Direction → The material below should be written out in full and exactly; pictures stay out of the copy.

Given material →

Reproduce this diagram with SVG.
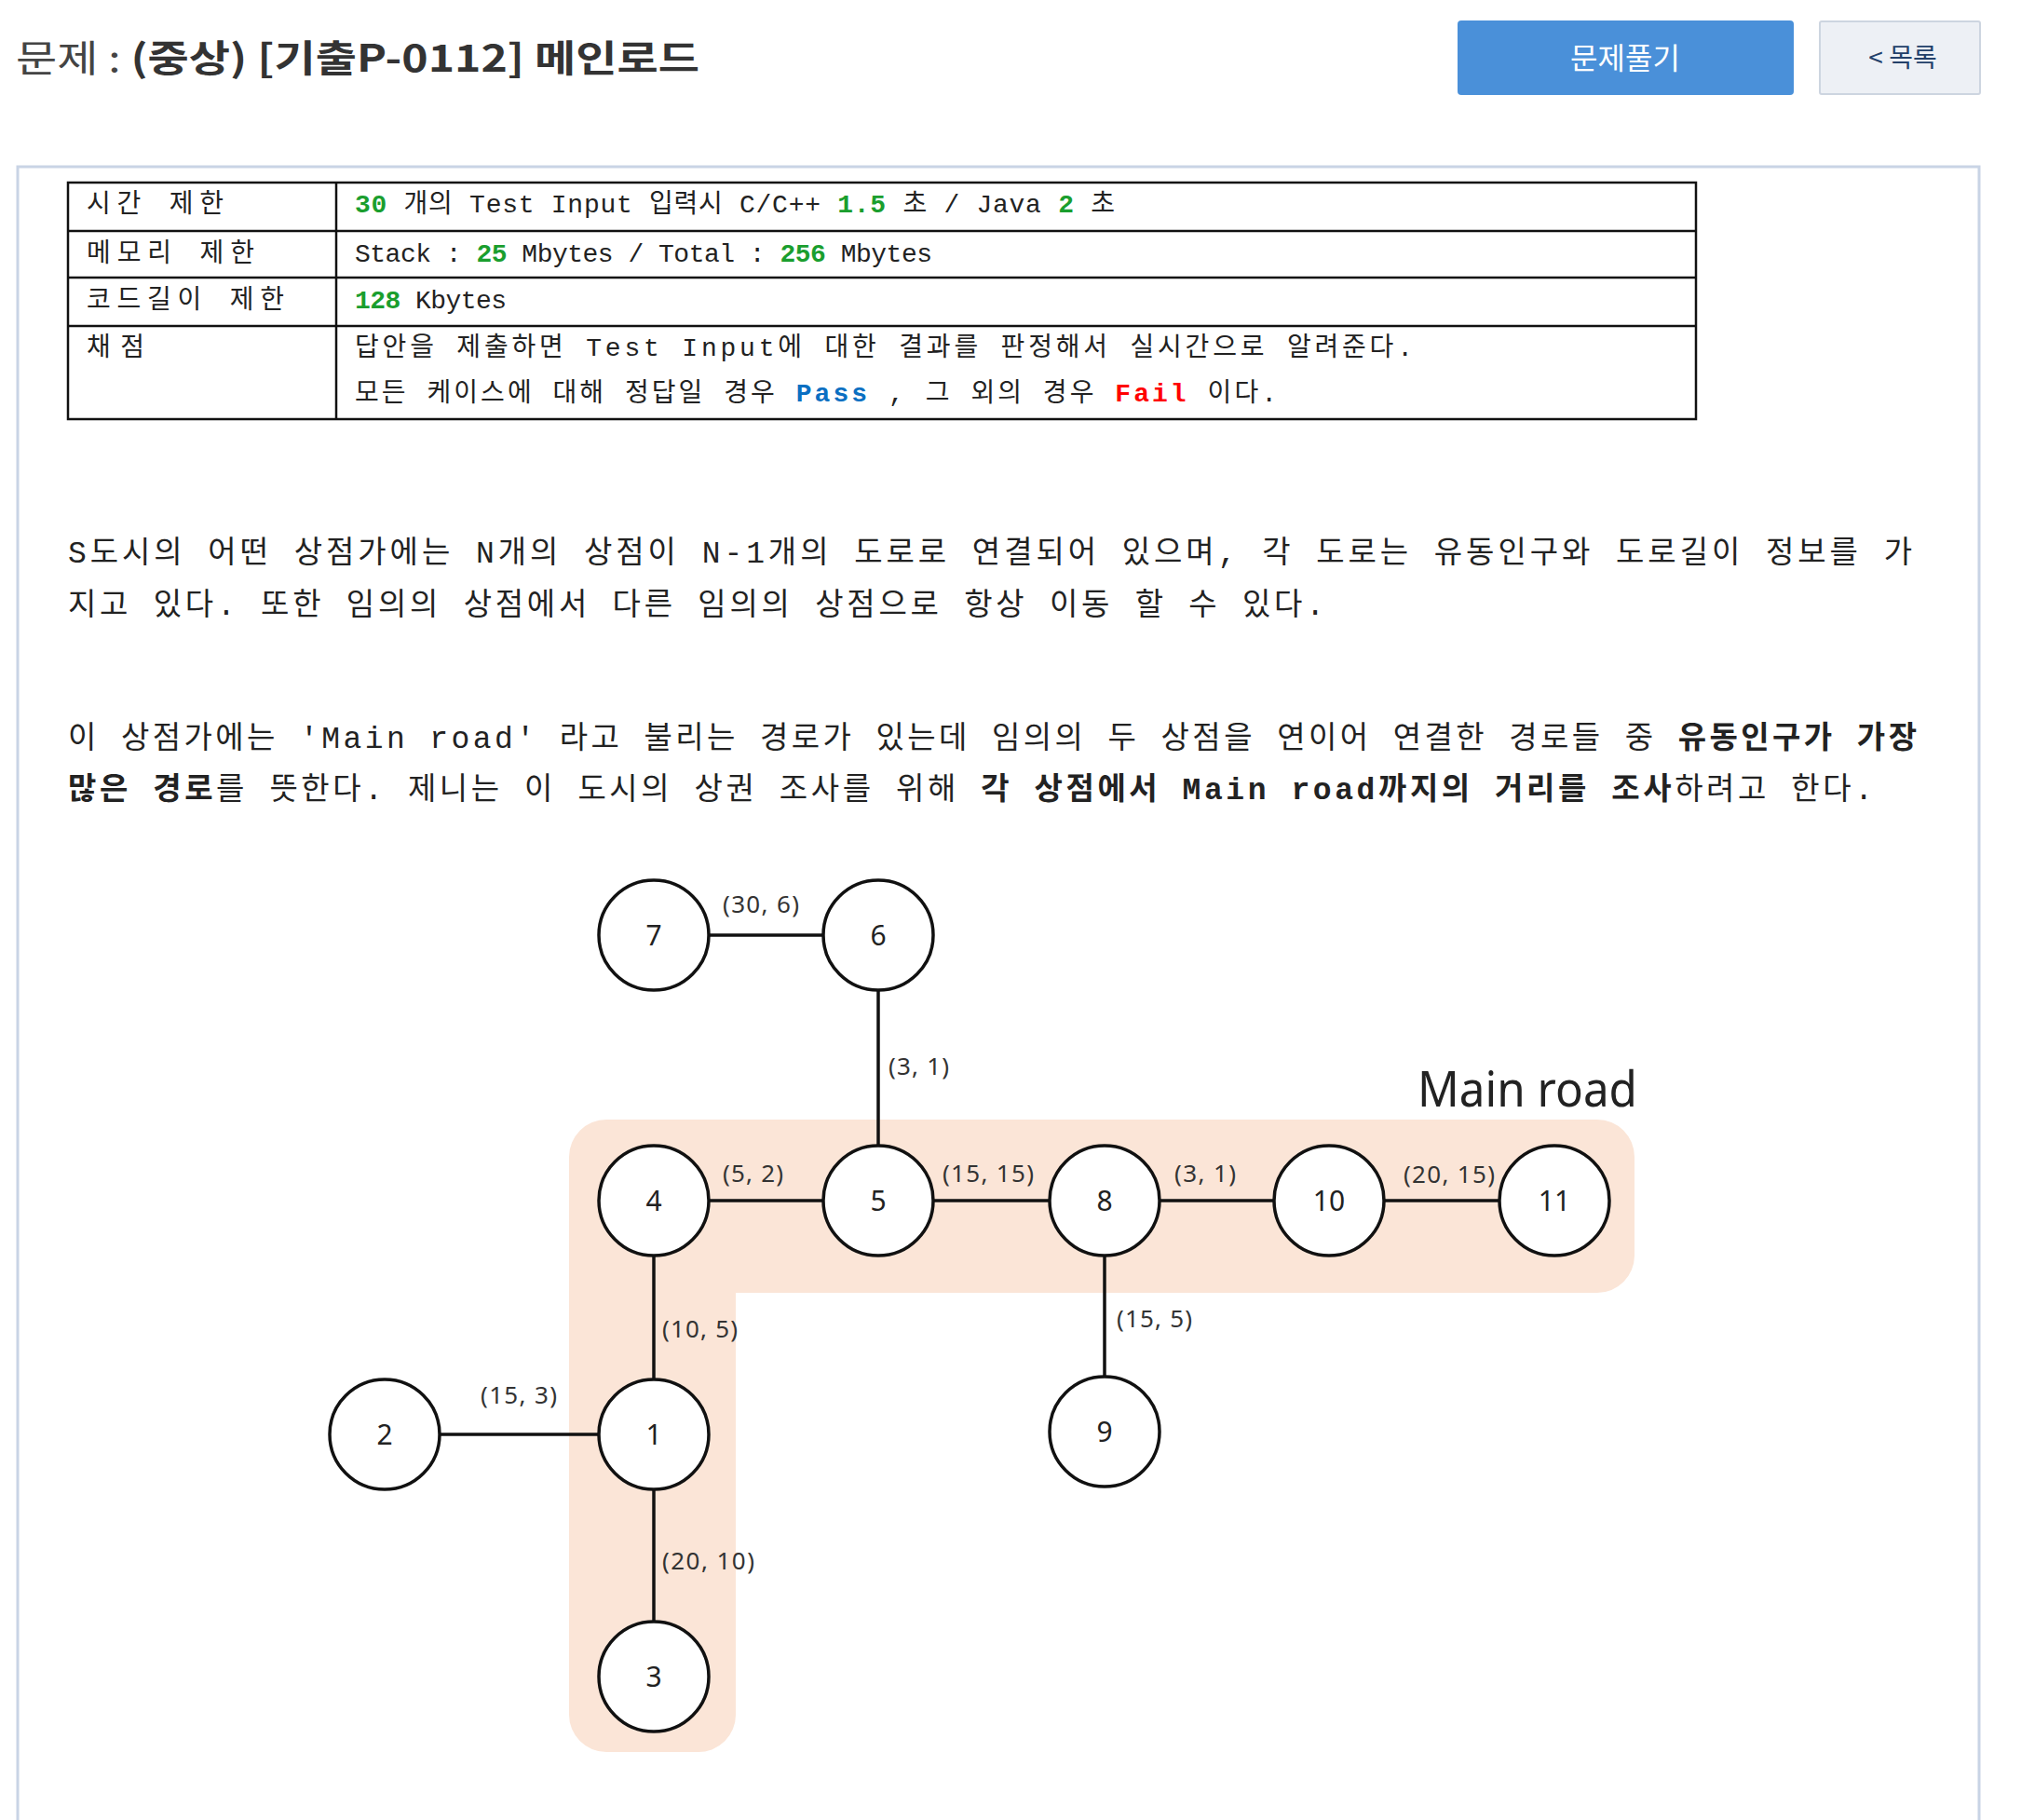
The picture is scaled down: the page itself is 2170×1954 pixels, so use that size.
<svg xmlns="http://www.w3.org/2000/svg" width="2170" height="1954" viewBox="0 0 2170 1954">
<style>
.kr{font-family:'Noto Sans CJK KR',sans-serif}
.mono{font-family:'Liberation Mono','Noto Sans CJK KR',monospace;font-size:28px;fill:#222}
.para{font-family:'Liberation Mono','Noto Sans CJK KR',monospace;font-size:33px;fill:#222}
.b{font-weight:bold}
.g{fill:#1a9e2e;font-weight:bold}
.tbl{fill:none;stroke:#111;stroke-width:2.5}
.node circle{fill:#fff;stroke:#111;stroke-width:3.5}
.node text{font-family:'Noto Sans',sans-serif;font-size:30px;fill:#222;text-anchor:middle}
.edge line{stroke:#111;stroke-width:3.5}
.elab{font-family:'Noto Sans',sans-serif;font-size:26px;fill:#333}
</style>
<rect width="2170" height="1954" fill="#fff"/>

<g id="header">
<text class="kr" x="17" y="77" font-size="40" textLength="734" lengthAdjust="spacingAndGlyphs"><tspan fill="#444">문제 : </tspan><tspan fill="#333" font-weight="bold">(중상) [기출P-0112] 메인로드</tspan></text>
<g id="btn-solve">
<rect x="1565" y="22" width="361" height="80" rx="4" fill="#4a90d9"/>
<text class="kr" x="1745" y="74" font-size="32" fill="#fff" text-anchor="middle">문제풀기</text>
</g>
<g id="btn-list">
<rect x="1954" y="23" width="172" height="78" rx="2" fill="#edf0f5" stroke="#cdd5e0" stroke-width="2"/>
<text class="kr" x="2043" y="72" font-size="28" fill="#23406a" text-anchor="middle">&lt; 목록</text>
</g>
</g>

<path d="M19 1954 V179 H2125 V1954" fill="none" stroke="#c9d4e5" stroke-width="3"/>

<g id="limits-table">
<rect class="tbl" x="73" y="196" width="1748" height="254"/>
<line class="tbl" x1="73" y1="248" x2="1821" y2="248"/>
<line class="tbl" x1="73" y1="298" x2="1821" y2="298"/>
<line class="tbl" x1="73" y1="350" x2="1821" y2="350"/>
<line class="tbl" x1="361" y1="196" x2="361" y2="450"/>
<text class="mono" x="93" y="228" textLength="147">시간 제한</text>
<text class="mono" x="93" y="281" textLength="180">메모리 제한</text>
<text class="mono" x="93" y="331" textLength="212">코드길이 제한</text>
<text class="mono" x="93" y="382" textLength="62">채점</text>
<text class="mono" x="381" y="228" textLength="816"><tspan class="g">30</tspan> 개의 Test Input 입력시 C/C++ <tspan class="g">1.5</tspan> 초 / Java <tspan class="g">2</tspan> 초</text>
<text class="mono" x="381" y="281" textLength="620">Stack : <tspan class="g">25</tspan> Mbytes / Total : <tspan class="g">256</tspan> Mbytes</text>
<text class="mono" x="381" y="331" textLength="163"><tspan class="g">128</tspan> Kbytes</text>
<text class="mono" x="381" y="382" textLength="1136">답안을 제출하면 Test Input에 대한 결과를 판정해서 실시간으로 알려준다.</text>
<text class="mono" x="381" y="431" textLength="990">모든 케이스에 대해 정답일 경우 <tspan font-weight="bold" fill="#0a6fc2">Pass</tspan> , 그 외의 경우 <tspan font-weight="bold" fill="#ff0000">Fail</tspan> 이다.</text>
</g>

<g id="description">
<text class="para" x="73" y="604" textLength="1980">S도시의 어떤 상점가에는 N개의 상점이 N-1개의 도로로 연결되어 있으며, 각 도로는 유동인구와 도로길이 정보를 가</text>
<text class="para" x="73" y="660" textLength="1349">지고 있다. 또한 임의의 상점에서 다른 임의의 상점으로 항상 이동 할 수 있다.</text>
<text class="para" x="73" y="803" textLength="1985">이 상점가에는 'Main road' 라고 불리는 경로가 있는데 임의의 두 상점을 연이어 연결한 경로들 중 <tspan class="b">유동인구가 가장</tspan></text>
<text class="para" x="73" y="858" textLength="1938"><tspan class="b">많은 경로</tspan>를 뜻한다. 제니는 이 도시의 상권 조사를 위해 <tspan class="b">각 상점에서 Main road까지의 거리를 조사</tspan>하려고 한다.</text>
</g>

<g id="main-road-highlight">
<path d="M651 1202 H1715 A40 40 0 0 1 1755 1242 V1348 A40 40 0 0 1 1715 1388 H790 V1841 A40 40 0 0 1 750 1881 H651 A40 40 0 0 1 611 1841 V1242 A40 40 0 0 1 651 1202 Z" fill="#fbe5d7"/>
<text x="1522" y="1188" font-family="'Noto Sans',sans-serif" font-size="53" fill="#222" textLength="236" lengthAdjust="spacingAndGlyphs">Main road</text>
</g>

<g id="connectors" class="edge">
<line x1="702" y1="1004" x2="943" y2="1004"/>
<line x1="943" y1="1004" x2="943" y2="1289"/>
<line x1="702" y1="1289" x2="943" y2="1289"/>
<line x1="943" y1="1289" x2="1186" y2="1289"/>
<line x1="1186" y1="1289" x2="1427" y2="1289"/>
<line x1="1427" y1="1289" x2="1669" y2="1289"/>
<line x1="702" y1="1289" x2="702" y2="1540"/>
<line x1="1186" y1="1289" x2="1186" y2="1537"/>
<line x1="413" y1="1540" x2="702" y2="1540"/>
<line x1="702" y1="1540" x2="702" y2="1800"/>
<text class="elab" x="776" y="980" textLength="82">(30, 6)</text>
<text class="elab" x="954" y="1154" textLength="65">(3, 1)</text>
<text class="elab" x="776" y="1269" textLength="65">(5, 2)</text>
<text class="elab" x="1012" y="1269" textLength="98">(15, 15)</text>
<text class="elab" x="1261" y="1269" textLength="66">(3, 1)</text>
<text class="elab" x="1507" y="1270" textLength="98">(20, 15)</text>
<text class="elab" x="711" y="1436" textLength="81">(10, 5)</text>
<text class="elab" x="1199" y="1425" textLength="81">(15, 5)</text>
<text class="elab" x="516" y="1507" textLength="82">(15, 3)</text>
<text class="elab" x="711" y="1685" textLength="99">(20, 10)</text>
</g>

<g id="node-7" class="node"><circle cx="702" cy="1004" r="59"/><text x="702" y="1015">7</text></g>
<g id="node-6" class="node"><circle cx="943" cy="1004" r="59"/><text x="943" y="1015">6</text></g>
<g id="node-4" class="node"><circle cx="702" cy="1289" r="59"/><text x="702" y="1300">4</text></g>
<g id="node-5" class="node"><circle cx="943" cy="1289" r="59"/><text x="943" y="1300">5</text></g>
<g id="node-8" class="node"><circle cx="1186" cy="1289" r="59"/><text x="1186" y="1300">8</text></g>
<g id="node-10" class="node"><circle cx="1427" cy="1289" r="59"/><text x="1427" y="1300">10</text></g>
<g id="node-11" class="node"><circle cx="1669" cy="1289" r="59"/><text x="1669" y="1300">11</text></g>
<g id="node-1" class="node"><circle cx="702" cy="1540" r="59"/><text x="702" y="1551">1</text></g>
<g id="node-2" class="node"><circle cx="413" cy="1540" r="59"/><text x="413" y="1551">2</text></g>
<g id="node-9" class="node"><circle cx="1186" cy="1537" r="59"/><text x="1186" y="1548">9</text></g>
<g id="node-3" class="node"><circle cx="702" cy="1800" r="59"/><text x="702" y="1811">3</text></g>
</svg>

Expected output →
Reproduce this diagram with SVG.
The picture is scaled down: the page itself is 2170×1954 pixels, so use that size.
<svg xmlns="http://www.w3.org/2000/svg" width="2170" height="1954" viewBox="0 0 2170 1954">
<style>
.kr{font-family:'Noto Sans CJK KR',sans-serif}
.mono{font-family:'Liberation Mono','Noto Sans CJK KR',monospace;font-size:28px;fill:#222}
.para{font-family:'Liberation Mono','Noto Sans CJK KR',monospace;font-size:33px;fill:#222}
.b{font-weight:bold}
.g{fill:#1a9e2e;font-weight:bold}
.tbl{fill:none;stroke:#111;stroke-width:2.5}
.node circle{fill:#fff;stroke:#111;stroke-width:3.5}
.node text{font-family:'Noto Sans',sans-serif;font-size:30px;fill:#222;text-anchor:middle}
.edge line{stroke:#111;stroke-width:3.5}
.elab{font-family:'Noto Sans',sans-serif;font-size:26px;fill:#333}
</style>
<rect width="2170" height="1954" fill="#fff"/>

<g id="header">
<text class="kr" x="17" y="77" font-size="40" textLength="734" lengthAdjust="spacingAndGlyphs"><tspan fill="#444">문제 : </tspan><tspan fill="#333" font-weight="bold">(중상) [기출P-0112] 메인로드</tspan></text>
<g id="btn-solve">
<rect x="1565" y="22" width="361" height="80" rx="4" fill="#4a90d9"/>
<text class="kr" x="1745" y="74" font-size="32" fill="#fff" text-anchor="middle">문제풀기</text>
</g>
<g id="btn-list">
<rect x="1954" y="23" width="172" height="78" rx="2" fill="#edf0f5" stroke="#cdd5e0" stroke-width="2"/>
<text class="kr" x="2043" y="72" font-size="28" fill="#23406a" text-anchor="middle">&lt; 목록</text>
</g>
</g>

<path d="M19 1954 V179 H2125 V1954" fill="none" stroke="#c9d4e5" stroke-width="3"/>

<g id="limits-table">
<rect class="tbl" x="73" y="196" width="1748" height="254"/>
<line class="tbl" x1="73" y1="248" x2="1821" y2="248"/>
<line class="tbl" x1="73" y1="298" x2="1821" y2="298"/>
<line class="tbl" x1="73" y1="350" x2="1821" y2="350"/>
<line class="tbl" x1="361" y1="196" x2="361" y2="450"/>
<text class="mono" x="93" y="228" textLength="147">시간 제한</text>
<text class="mono" x="93" y="281" textLength="180">메모리 제한</text>
<text class="mono" x="93" y="331" textLength="212">코드길이 제한</text>
<text class="mono" x="93" y="382" textLength="62">채점</text>
<text class="mono" x="381" y="228" textLength="816"><tspan class="g">30</tspan> 개의 Test Input 입력시 C/C++ <tspan class="g">1.5</tspan> 초 / Java <tspan class="g">2</tspan> 초</text>
<text class="mono" x="381" y="281" textLength="620">Stack : <tspan class="g">25</tspan> Mbytes / Total : <tspan class="g">256</tspan> Mbytes</text>
<text class="mono" x="381" y="331" textLength="163"><tspan class="g">128</tspan> Kbytes</text>
<text class="mono" x="381" y="382" textLength="1136">답안을 제출하면 Test Input에 대한 결과를 판정해서 실시간으로 알려준다.</text>
<text class="mono" x="381" y="431" textLength="990">모든 케이스에 대해 정답일 경우 <tspan font-weight="bold" fill="#0a6fc2">Pass</tspan> , 그 외의 경우 <tspan font-weight="bold" fill="#ff0000">Fail</tspan> 이다.</text>
</g>

<g id="description">
<text class="para" x="73" y="604" textLength="1980">S도시의 어떤 상점가에는 N개의 상점이 N-1개의 도로로 연결되어 있으며, 각 도로는 유동인구와 도로길이 정보를 가</text>
<text class="para" x="73" y="660" textLength="1349">지고 있다. 또한 임의의 상점에서 다른 임의의 상점으로 항상 이동 할 수 있다.</text>
<text class="para" x="73" y="803" textLength="1985">이 상점가에는 'Main road' 라고 불리는 경로가 있는데 임의의 두 상점을 연이어 연결한 경로들 중 <tspan class="b">유동인구가 가장</tspan></text>
<text class="para" x="73" y="858" textLength="1938"><tspan class="b">많은 경로</tspan>를 뜻한다. 제니는 이 도시의 상권 조사를 위해 <tspan class="b">각 상점에서 Main road까지의 거리를 조사</tspan>하려고 한다.</text>
</g>

<g id="main-road-highlight">
<path d="M651 1202 H1715 A40 40 0 0 1 1755 1242 V1348 A40 40 0 0 1 1715 1388 H790 V1841 A40 40 0 0 1 750 1881 H651 A40 40 0 0 1 611 1841 V1242 A40 40 0 0 1 651 1202 Z" fill="#fbe5d7"/>
<text x="1522" y="1188" font-family="'Noto Sans',sans-serif" font-size="53" fill="#222" textLength="236" lengthAdjust="spacingAndGlyphs">Main road</text>
</g>

<g id="connectors" class="edge">
<line x1="702" y1="1004" x2="943" y2="1004"/>
<line x1="943" y1="1004" x2="943" y2="1289"/>
<line x1="702" y1="1289" x2="943" y2="1289"/>
<line x1="943" y1="1289" x2="1186" y2="1289"/>
<line x1="1186" y1="1289" x2="1427" y2="1289"/>
<line x1="1427" y1="1289" x2="1669" y2="1289"/>
<line x1="702" y1="1289" x2="702" y2="1540"/>
<line x1="1186" y1="1289" x2="1186" y2="1537"/>
<line x1="413" y1="1540" x2="702" y2="1540"/>
<line x1="702" y1="1540" x2="702" y2="1800"/>
<text class="elab" x="776" y="980" textLength="82">(30, 6)</text>
<text class="elab" x="954" y="1154" textLength="65">(3, 1)</text>
<text class="elab" x="776" y="1269" textLength="65">(5, 2)</text>
<text class="elab" x="1012" y="1269" textLength="98">(15, 15)</text>
<text class="elab" x="1261" y="1269" textLength="66">(3, 1)</text>
<text class="elab" x="1507" y="1270" textLength="98">(20, 15)</text>
<text class="elab" x="711" y="1436" textLength="81">(10, 5)</text>
<text class="elab" x="1199" y="1425" textLength="81">(15, 5)</text>
<text class="elab" x="516" y="1507" textLength="82">(15, 3)</text>
<text class="elab" x="711" y="1685" textLength="99">(20, 10)</text>
</g>

<g id="node-7" class="node"><circle cx="702" cy="1004" r="59"/><text x="702" y="1015">7</text></g>
<g id="node-6" class="node"><circle cx="943" cy="1004" r="59"/><text x="943" y="1015">6</text></g>
<g id="node-4" class="node"><circle cx="702" cy="1289" r="59"/><text x="702" y="1300">4</text></g>
<g id="node-5" class="node"><circle cx="943" cy="1289" r="59"/><text x="943" y="1300">5</text></g>
<g id="node-8" class="node"><circle cx="1186" cy="1289" r="59"/><text x="1186" y="1300">8</text></g>
<g id="node-10" class="node"><circle cx="1427" cy="1289" r="59"/><text x="1427" y="1300">10</text></g>
<g id="node-11" class="node"><circle cx="1669" cy="1289" r="59"/><text x="1669" y="1300">11</text></g>
<g id="node-1" class="node"><circle cx="702" cy="1540" r="59"/><text x="702" y="1551">1</text></g>
<g id="node-2" class="node"><circle cx="413" cy="1540" r="59"/><text x="413" y="1551">2</text></g>
<g id="node-9" class="node"><circle cx="1186" cy="1537" r="59"/><text x="1186" y="1548">9</text></g>
<g id="node-3" class="node"><circle cx="702" cy="1800" r="59"/><text x="702" y="1811">3</text></g>
</svg>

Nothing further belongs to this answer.